Tuesday, May 24, 2011

Trust & Love & Happiness...

So today's topic is trusting your partner.

Example: The lover randomly told me that an old "girl" friend, notice the separation of words, asked to take him out for dinner since his birthday had just passed. He didn't invite me to go, didn't say what time he'd be back or anything else really. So I automatically said "ok, have fun". Now I don't know this friend of his, I've met her once for all of about 15 minutes and she was cute, shy and I could tell her and the lover had a lot in common. It was nice to see him reconnect with someone, didn't matter that it was a girl.

My sister's reaction was to come home, ask where he was and then unload the million questions she had running through her head. Where did they go? What time is he coming back? Did he go with just her or were more people going? Why didn't he invite you? etc...

My reaction to all this was to laugh. I didn't care who he was with or what time he'd be home. I only hoped he was having a blast with whoever was there.
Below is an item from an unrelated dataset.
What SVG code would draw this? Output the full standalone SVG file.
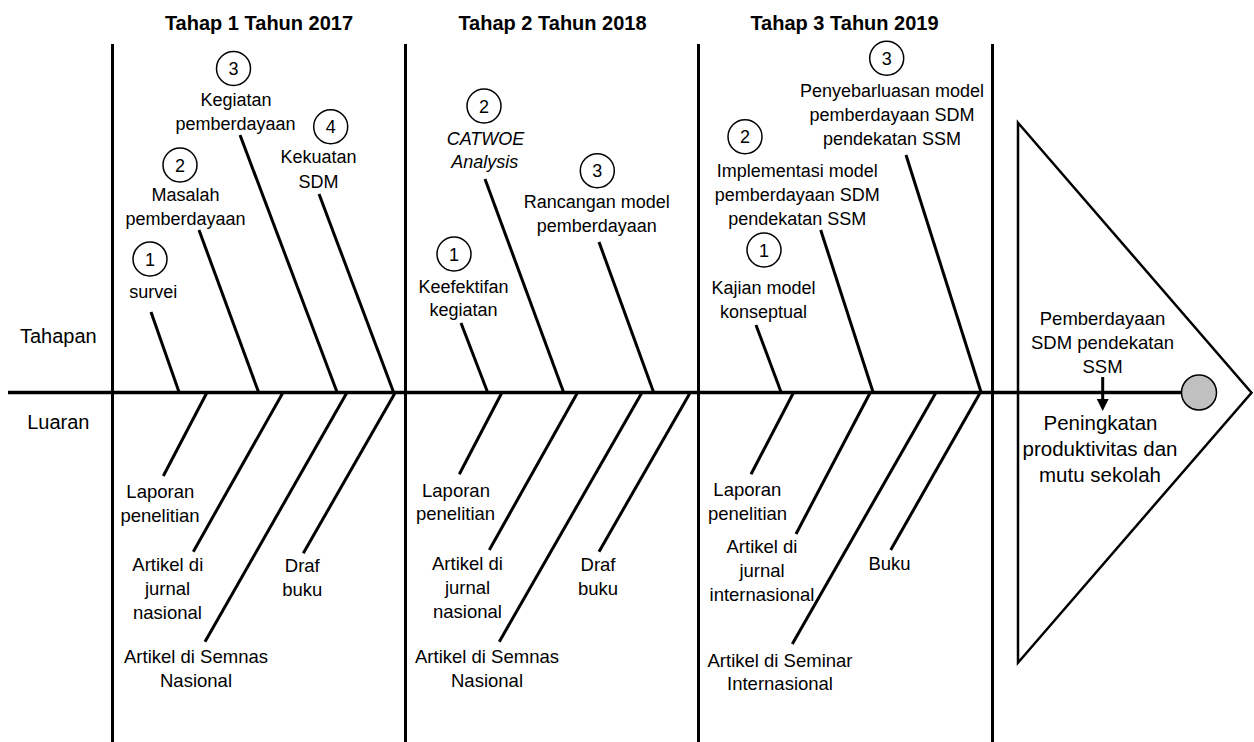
<svg xmlns="http://www.w3.org/2000/svg" width="1254" height="742" viewBox="0 0 1254 742">
<style>
text{font-family:"Liberation Sans",Arial,sans-serif;fill:#000;text-anchor:middle;font-size:18.5px}
.h{font-weight:bold;font-size:20px}
.big{font-size:20.5px}
.it{font-style:italic}
.br{stroke:#000;stroke-width:3;fill:none;stroke-linecap:butt}
.sep{stroke:#000;stroke-width:3;fill:none}
.num circle{fill:#fff;stroke:#000;stroke-width:1.5}
.num text{font-size:18px}
</style>
<defs>
<marker id="ah" markerWidth="12" markerHeight="12" refX="3" refY="6" orient="auto" markerUnits="userSpaceOnUse" viewBox="0 0 12 12">
<polygon points="0,0 12,6 0,12" fill="#000"/>
</marker>
</defs>
<rect width="1254" height="742" fill="#fff"/>

<g id="headers">
<text class="h" x="259" y="29.5">Tahap 1 Tahun 2017</text>
<text class="h" x="552.5" y="29.5">Tahap 2 Tahun 2018</text>
<text class="h" x="844.5" y="29.5">Tahap 3 Tahun 2019</text>
<text style="font-size:20px" x="58.3" y="343.3">Tahapan</text>
<text style="font-size:20px" x="58.3" y="429.3">Luaran</text>
</g>

<g id="separators">
<line class="sep" x1="112.5" y1="44" x2="112.5" y2="742"/>
<line class="sep" x1="405.5" y1="44" x2="405.5" y2="742"/>
<line class="sep" x1="698.5" y1="44" x2="698.5" y2="742"/>
<line class="sep" x1="992.5" y1="44" x2="992.5" y2="742"/>
</g>

<g id="head">
<polygon points="1018,122.7 1251.5,392.7 1018,662.7" fill="none" stroke="#000" stroke-width="2.5" stroke-linejoin="miter"/>
</g>

<g id="connectors">
<line x1="8" y1="392.5" x2="1182" y2="392.5" stroke="#000" stroke-width="3.5"/>
<!-- stage 1 upper -->
<line class="br" x1="151" y1="312" x2="179" y2="392"/>
<line class="br" x1="199" y1="230" x2="258.5" y2="392"/>
<line class="br" x1="240" y1="135" x2="337" y2="392"/>
<line class="br" x1="319" y1="194" x2="393.5" y2="392"/>
<!-- stage 2 upper -->
<line class="br" x1="461" y1="323" x2="487.5" y2="392"/>
<line class="br" x1="485" y1="179" x2="563.5" y2="392"/>
<line class="br" x1="599" y1="242" x2="653.5" y2="392"/>
<!-- stage 3 upper -->
<line class="br" x1="756" y1="325" x2="781" y2="392"/>
<line class="br" x1="820.7" y1="230" x2="873" y2="392"/>
<line class="br" x1="906" y1="155" x2="981" y2="392"/>
<!-- stage 1 lower -->
<line class="br" x1="206.7" y1="393" x2="163.3" y2="476"/>
<line class="br" x1="282.7" y1="393" x2="193.3" y2="551.7"/>
<line class="br" x1="346.7" y1="393" x2="205" y2="641.7"/>
<line class="br" x1="395" y1="393" x2="303.3" y2="553.3"/>
<!-- stage 2 lower -->
<line class="br" x1="501.7" y1="393" x2="459.3" y2="474.3"/>
<line class="br" x1="577.3" y1="393" x2="489.3" y2="550"/>
<line class="br" x1="641.7" y1="393" x2="499.3" y2="641.7"/>
<line class="br" x1="690" y1="393" x2="599" y2="551.7"/>
<!-- stage 3 lower -->
<line class="br" x1="793.3" y1="393" x2="751" y2="474.3"/>
<line class="br" x1="870" y1="393" x2="796" y2="534"/>
<line class="br" x1="935.7" y1="393" x2="792.3" y2="644"/>
<line class="br" x1="980" y1="393" x2="890.7" y2="550"/>
<!-- result arrow -->
<line x1="1102.7" y1="377" x2="1102.7" y2="402" stroke="#000" stroke-width="3" marker-end="url(#ah)"/>
</g>

<g id="goal">
<ellipse cx="1199" cy="392.5" rx="17.5" ry="17.5" fill="#c0c0c0" stroke="#000" stroke-width="1.5"/>
<text x="1102.5" y="325">Pemberdayaan</text>
<text x="1102.5" y="348.5">SDM pendekatan</text>
<text x="1102.5" y="372.5">SSM</text>
</g>
<g id="result">
<text class="big" x="1100.5" y="429.5">Peningkatan</text>
<text class="big" x="1100" y="455.5">produktivitas dan</text>
<text class="big" x="1100" y="481.5">mutu sekolah</text>
</g>

<!-- Stage 1 steps -->
<g id="s1-step1" class="num">
<circle cx="150" cy="259" r="17"/><text x="150" y="265.5">1</text>
<text x="153.3" y="298">survei</text>
</g>
<g id="s1-step2" class="num">
<circle cx="180" cy="165" r="17"/><text x="180" y="171.5">2</text>
<text x="185.5" y="201">Masalah</text>
<text x="185.5" y="225">pemberdayaan</text>
</g>
<g id="s1-step3" class="num">
<circle cx="233.5" cy="68.5" r="17"/><text x="233.5" y="75">3</text>
<text x="236" y="105.5">Kegiatan</text>
<text x="235.5" y="129.5">pemberdayaan</text>
</g>
<g id="s1-step4" class="num">
<circle cx="330.7" cy="126.7" r="17"/><text x="330.7" y="133.2">4</text>
<text x="318.5" y="163.3">Kekuatan</text>
<text x="318.5" y="188">SDM</text>
</g>

<!-- Stage 1 outputs -->
<g id="s1-out1"><text x="160.3" y="498.3">Laporan</text><text x="160" y="522">penelitian</text></g>
<g id="s1-out2"><text x="167.8" y="571">Artikel di</text><text x="167.5" y="595">jurnal</text><text x="167.5" y="619">nasional</text></g>
<g id="s1-out3"><text x="196" y="663.3">Artikel di Semnas</text><text x="196" y="687.3">Nasional</text></g>
<g id="s1-out4"><text x="302.3" y="571.7">Draf</text><text x="302.3" y="596">buku</text></g>

<!-- Stage 2 steps -->
<g id="s2-step1" class="num">
<circle cx="454" cy="254" r="17"/><text x="454" y="260.5">1</text>
<text x="463.5" y="292.7">Keefektifan</text>
<text x="463.5" y="315.5">kegiatan</text>
</g>
<g id="s2-step2" class="num">
<circle cx="484" cy="106" r="17"/><text x="484" y="112.5">2</text>
<text class="it" x="485.5" y="145">CATWOE</text>
<text class="it" x="484.7" y="168">Analysis</text>
</g>
<g id="s2-step3" class="num">
<circle cx="597.3" cy="170.7" r="17"/><text x="597.3" y="177.2">3</text>
<text x="596.7" y="208.3">Rancangan model</text>
<text x="596.7" y="232.3">pemberdayaan</text>
</g>

<!-- Stage 2 outputs -->
<g id="s2-out1"><text x="456" y="496.7">Laporan</text><text x="455.5" y="520.3">penelitian</text></g>
<g id="s2-out2"><text x="467.5" y="570">Artikel di</text><text x="467.5" y="594">jurnal</text><text x="467.5" y="618.3">nasional</text></g>
<g id="s2-out3"><text x="487" y="663.3">Artikel di Semnas</text><text x="487" y="687">Nasional</text></g>
<g id="s2-out4"><text x="598" y="570.7">Draf</text><text x="598" y="595">buku</text></g>

<!-- Stage 3 steps -->
<g id="s3-step1" class="num">
<circle cx="764" cy="250" r="17"/><text x="764" y="256.5">1</text>
<text x="763.5" y="294.3">Kajian model</text>
<text x="763.5" y="318.3">konseptual</text>
</g>
<g id="s3-step2" class="num">
<circle cx="745" cy="136.7" r="17"/><text x="745" y="143.2">2</text>
<text x="797.3" y="176.7">Implementasi model</text>
<text x="797.3" y="201">pemberdayaan SDM</text>
<text x="797.3" y="225">pendekatan SSM</text>
</g>
<g id="s3-step3" class="num">
<circle cx="886.7" cy="58.3" r="17"/><text x="886.7" y="64.8">3</text>
<text x="892" y="97.3">Penyebarluasan model</text>
<text x="892" y="120.7">pemberdayaan SDM</text>
<text x="892" y="145">pendekatan SSM</text>
</g>

<!-- Stage 3 outputs -->
<g id="s3-out1"><text x="747.3" y="496">Laporan</text><text x="747.5" y="520">penelitian</text></g>
<g id="s3-out2"><text x="762" y="552.7">Artikel di</text><text x="762" y="576.7">jurnal</text><text x="762" y="601">internasional</text></g>
<g id="s3-out3"><text x="780" y="666.7">Artikel di Seminar</text><text x="780" y="690">Internasional</text></g>
<g id="s3-out4"><text x="889.5" y="570">Buku</text></g>
</svg>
He came home around midnight with his friend behind him. They had definitely been drinking, they walked in, said hello and started drinking again while they chatted. I said hello, then after about 20 minutes said good night and went to bed....leaving them downstairs, drinking, by themselves.

Now I understand that most girls would be, waiting up for their guy and if he came home with the "girl" friend they'd throw a major hissy fit and chew their man's head off the next day about it. I don't get that. I asked him the next day if he had fun and listened to his little story about how the night went and then moved on with my day.
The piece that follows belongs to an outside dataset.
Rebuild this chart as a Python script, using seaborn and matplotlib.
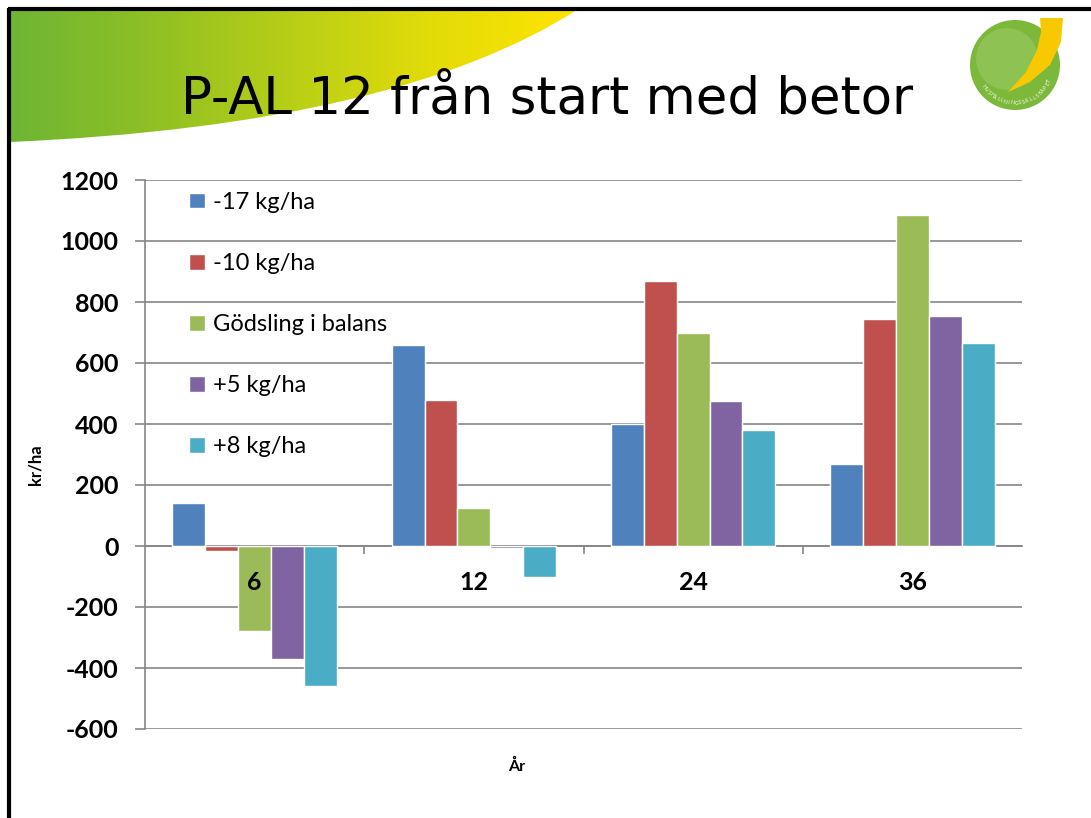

Now I have people ask me all the time about my relationship with my hubby.
They will tell me they don't understand how I can let him go out and not ask where he's going or when he's coming home or who he's going with....
Well I don't understand why people are soo hung  up on knowing every single little detail.
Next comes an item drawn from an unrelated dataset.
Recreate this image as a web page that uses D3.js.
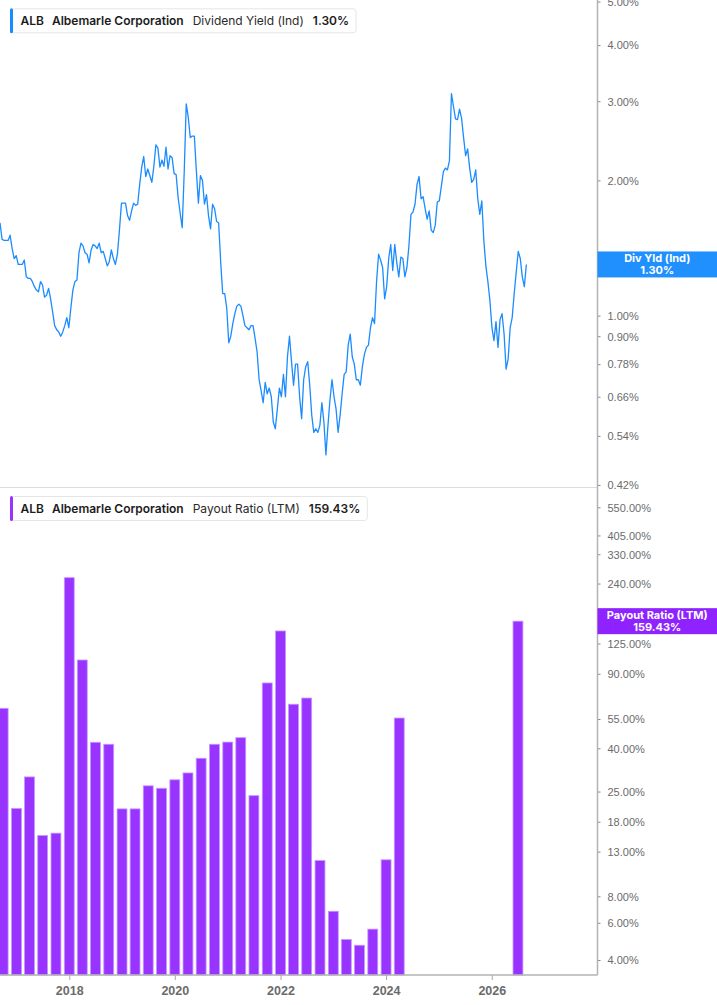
<!DOCTYPE html>
<html lang="en">
<head>
<meta charset="UTF-8">
<title>ALB Dividend Yield / Payout Ratio</title>
<script src="https://d3js.org/d3.v7.min.js"></script>
<style>
  body { margin: 0; background: #fff; font-family: Inter, 'Noto Sans', sans-serif; }
  svg { display: block; }
  .tick-label { fill: #6b6b6b; font-size: 11px; }
  .x-label { fill: #6b6b6b; font-size: 12.5px; font-weight: 600; }
  .lg-bold { fill: #1c1c1c; font-size: 12px; font-weight: 600; }
  .lg-norm { fill: #2a2a2a; font-size: 12px; font-weight: 400; }
  .tag { fill: #fff; font-size: 11px; font-weight: 700; }
</style>
</head>
<body>
<svg id="chart" width="717" height="1005"></svg>
<script>
// ---- data ----
const ticker = "ALB";
const company = "Albemarle Corporation";

// dividend yield (%), one reading every 14 days from yieldStart
const yieldStart = "2016-09-09";
const yieldStepDays = 14;
const divYield = [
  1.61,1.48,1.47,1.47,1.47,1.51,1.41,1.34,1.36,1.30,
  1.30,1.30,1.33,1.22,1.21,1.21,1.19,1.16,1.14,1.13,
  1.19,1.17,1.10,1.11,1.15,1.09,1.02,0.95,0.93,0.92,
  0.90,0.92,0.95,0.99,0.94,1.04,1.14,1.19,1.20,1.38,
  1.45,1.43,1.38,1.37,1.31,1.40,1.44,1.43,1.41,1.45,
  1.38,1.39,1.34,1.29,1.32,1.40,1.34,1.30,1.37,1.55,
  1.78,1.78,1.78,1.67,1.63,1.71,1.78,1.76,1.77,1.96,
  2.14,2.26,2.04,2.12,2.05,1.98,2.15,2.40,2.36,2.14,
  2.22,2.15,2.37,2.12,2.27,2.25,2.07,2.06,1.83,1.69,
  1.57,2.09,2.96,2.76,2.49,2.51,2.51,2.10,1.78,2.05,
  2.00,1.77,1.86,1.67,1.56,1.77,1.73,1.62,1.61,1.32,
  1.12,1.12,1.04,0.87,0.90,0.96,1.01,1.05,1.06,1.05,
  1.00,0.95,0.94,0.93,0.95,0.95,0.89,0.83,0.72,0.68,
  0.64,0.71,0.67,0.69,0.66,0.58,0.56,0.62,0.69,0.66,
  0.74,0.66,0.81,0.90,0.79,0.70,0.78,0.78,0.66,0.59,
  0.72,0.77,0.79,0.70,0.60,0.55,0.56,0.55,0.57,0.64,
  0.58,0.49,0.57,0.65,0.72,0.66,0.62,0.55,0.60,0.67,
  0.74,0.75,0.86,0.91,0.81,0.78,0.72,0.72,0.70,0.77,
  0.82,0.85,0.86,0.94,0.99,0.96,1.19,1.37,1.33,1.28,
  1.09,1.16,1.34,1.44,1.26,1.44,1.31,1.22,1.35,1.34,
  1.22,1.28,1.43,1.68,1.70,1.77,1.96,2.04,1.82,1.84,
  1.73,1.64,1.71,1.55,1.53,1.59,1.79,1.80,1.94,2.09,
  2.13,2.11,2.21,3.12,2.92,2.74,2.73,2.88,2.75,2.49,
  2.27,2.35,2.13,1.98,2.01,2.11,1.82,1.68,1.80,1.47,
  1.29,1.19,1.08,0.94,0.88,0.97,0.85,0.98,1.01,0.91,
  0.76,0.80,0.94,0.99,1.12,1.25,1.39,1.34,1.22,1.16,
  1.30
];
const yieldLast = 1.30;

// payout ratio (LTM, %), quarterly
const payoutDates = [
  "2016-10-01","2017-01-01","2017-04-01","2017-07-01","2017-10-01",
  "2018-01-01","2018-04-01","2018-07-01","2018-10-01",
  "2019-01-01","2019-04-01","2019-07-01","2019-10-01",
  "2020-01-01","2020-04-01","2020-07-01","2020-10-01",
  "2021-01-01","2021-04-01","2021-07-01","2021-10-01",
  "2022-01-01","2022-04-01","2022-07-01","2022-10-01",
  "2023-01-01","2023-04-01","2023-07-01","2023-10-01",
  "2024-01-01","2024-04-01","2026-07-01"
];
const payoutValues = [
  61.8, 20.8, 29.3, 15.5, 15.9,
  255.8, 104.5, 42.7, 41.8,
  20.7, 20.7, 26.6, 25.9,
  28.4, 30.6, 35.9, 41.8,
  42.8, 44.9, 23.9, 81.4,
  143.3, 64.6, 69.1, 11.8,
  6.8, 5.0, 4.7, 5.6,
  11.9, 55.6, 159.43
];
const payoutLast = 159.43;

const yieldTicks = [5, 4, 3, 2, 1, 0.9, 0.78, 0.66, 0.54, 0.42];
const payoutTicks = [550, 405, 330, 240, 150, 125, 90, 55, 40, 25, 18, 13, 8, 6, 4];
const yearTicks = ["2018", "2020", "2022", "2024", "2026"];

// ---- layout ----
const W = 717, H = 1005;
const plotRight = 597.5;
const top1 = 0, bottom1 = 487;
const top2 = 489, bottom2 = 975;
const blue = "#1a8cff", purple = "#9933ff", purpleTag = "#8b1cff";

const parse = d3.timeParse("%Y-%m-%d");
const svg = d3.select("#chart");

const x = d3.scaleTime()
  .domain([parse("2016-09-09"), parse("2028-01-02")])
  .range([0, plotRight]);

const yTop = d3.scaleLog().domain([0.4156, 5.04]).range([bottom1, top1]);
const yBot = d3.scaleLog().domain([3.40, 671]).range([bottom2, top2]);

const start = parse(yieldStart);
const yieldData = divYield.map((v, i) => ({ date: d3.timeDay.offset(start, i * yieldStepDays), v }));
const payoutData = payoutDates.map((d, i) => ({ date: parse(d), v: payoutValues[i] }));

const defs = svg.append("defs");
defs.append("clipPath").attr("id", "clipTop").append("rect")
  .attr("x", 0).attr("y", top1).attr("width", plotRight).attr("height", bottom1 - top1);

// ---- top panel: dividend yield line ----
svg.append("line")
  .attr("x1", 0).attr("x2", plotRight).attr("y1", bottom1 + 0.5).attr("y2", bottom1 + 0.5)
  .attr("stroke", "#dcdcdc").attr("stroke-width", 1);

svg.append("path")
  .datum(yieldData)
  .attr("clip-path", "url(#clipTop)")
  .attr("fill", "none")
  .attr("stroke", blue)
  .attr("stroke-width", 1.3)
  .attr("stroke-linejoin", "round")
  .attr("d", d3.line().x(d => x(d.date)).y(d => yTop(d.v)));

// ---- bottom panel: payout bars ----
const qW = x(parse("2018-04-01")) - x(parse("2018-01-01"));
const barW = qW * 0.76;
svg.append("g").selectAll("rect")
  .data(payoutData)
  .join("rect")
  .attr("x", d => x(d.date) - barW / 2)
  .attr("y", d => yBot(d.v))
  .attr("width", barW)
  .attr("height", d => bottom2 - yBot(d.v))
  .attr("fill", purple)
  .attr("stroke", "#c497ff")
  .attr("stroke-width", 0.8);

// ---- right axes ----
function rightAxis(scale, ticks, fmt) {
  const g = svg.append("g").attr("transform", `translate(${plotRight},0)`);
  g.call(d3.axisRight(scale).tickValues(ticks).tickFormat(fmt).tickSize(3).tickPadding(7));
  g.select(".domain").remove();
  g.selectAll(".tick line").attr("stroke", "#888");
  g.selectAll(".tick text").attr("class", "tick-label").attr("font-family", null).attr("font-size", null)
    .attr("fill", null).attr("dy", "0.35em");
  return g;
}
const pct2 = d => d3.format(".2f")(d) + "%";
rightAxis(yTop, yieldTicks, pct2);
rightAxis(yBot, payoutTicks, pct2);

svg.append("line")
  .attr("x1", plotRight).attr("x2", plotRight).attr("y1", 0).attr("y2", bottom2)
  .attr("stroke", "#b3b3b3").attr("stroke-width", 1.5);

// ---- x axis ----
const xg = svg.append("g").attr("transform", `translate(0,${bottom2})`);
xg.call(d3.axisBottom(x)
  .tickValues(yearTicks.map(y => parse(y + "-01-01")))
  .tickFormat(d3.timeFormat("%Y"))
  .tickSize(5).tickPadding(6));
xg.select(".domain").remove();
xg.selectAll(".tick line").attr("stroke", "#aaa");
xg.selectAll(".tick text").attr("class", "x-label").attr("font-family", null).attr("font-size", null).attr("fill", null);
svg.append("line")
  .attr("x1", 0).attr("x2", plotRight).attr("y1", bottom2).attr("y2", bottom2)
  .attr("stroke", "#b3b3b3").attr("stroke-width", 1.5);

// ---- value tags on the axis ----
function valueTag(yPos, color, line1, line2) {
  const g = svg.append("g");
  g.append("rect")
    .attr("x", plotRight).attr("y", yPos - 13).attr("width", W - plotRight).attr("height", 26)
    .attr("fill", color).attr("fill-opacity", 0.97);
  g.append("text").attr("class", "tag").attr("x", (plotRight + W) / 2).attr("y", yPos - 2)
    .attr("text-anchor", "middle").text(line1);
  g.append("text").attr("class", "tag").attr("x", (plotRight + W) / 2).attr("y", yPos + 9.5)
    .attr("text-anchor", "middle").text(line2);
}
valueTag(yTop(yieldLast), blue, "Div Yld (Ind)", pct2(yieldLast));
valueTag(yBot(payoutLast), purpleTag, "Payout Ratio (LTM)", pct2(payoutLast));

// ---- legends ----
function legend(yBox, color, metric, value) {
  const g = svg.append("g");
  const box = g.append("rect")
    .attr("x", 10.5).attr("y", yBox + 0.5).attr("height", 24).attr("rx", 3)
    .attr("fill", "#fff").attr("stroke", "#e6e6e6");
  g.append("rect").attr("x", 10).attr("y", yBox).attr("width", 3).attr("height", 25).attr("rx", 1.5).attr("fill", color);
  const base = yBox + 16.8;
  const parts = [
    { t: ticker, c: "lg-bold", gap: 8 },
    { t: company, c: "lg-bold", gap: 9 },
    { t: metric, c: "lg-norm", gap: 9 },
    { t: value, c: "lg-bold", gap: 0 }
  ];
  let cx = 20.5;
  parts.forEach(p => {
    const t = g.append("text").attr("class", p.c).attr("x", cx).attr("y", base).text(p.t);
    cx += t.node().getComputedTextLength() + p.gap;
  });
  box.attr("width", cx + 7 - 10.5);
}
legend(8.3, blue, "Dividend Yield (Ind)", pct2(yieldLast));
legend(496, purple, "Payout Ratio (LTM)", pct2(payoutLast));
</script>
</body>
</html>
I find it ridiculous that girls get that way. If a guy wants to cheat he will do it whether you ask him a million questions or not. I have trust that my hubby loves me, wants to be with me and has no need to be with someone else. I can't say I am not jealous and that I never worry about the hubby finding some hotter, funner, skinnier, more sexually pleasing chick....but me nagging him about it is sure as hell not gonna help the situation. All your going to do is frustrate your partner by asking a million questions and then hurt their feelings by showing you don't trust them

I TRUST entirely in my hubby to love me and be with only me. I can sit there and check out chicks with him...tell him "oh my gosh look at that girls boobs!!! DAMN they look good!" ha ha ha ha Flirting is ok as long as it's just that...flirting. If the day comes that he feels he needs more attention from someone else then we'll talk about it and figure out what to do with our relationship. I am not insecure in my relationship. I feel truly LOVED by my hunkalicious papabear and I believe he has no interest in anyone but me.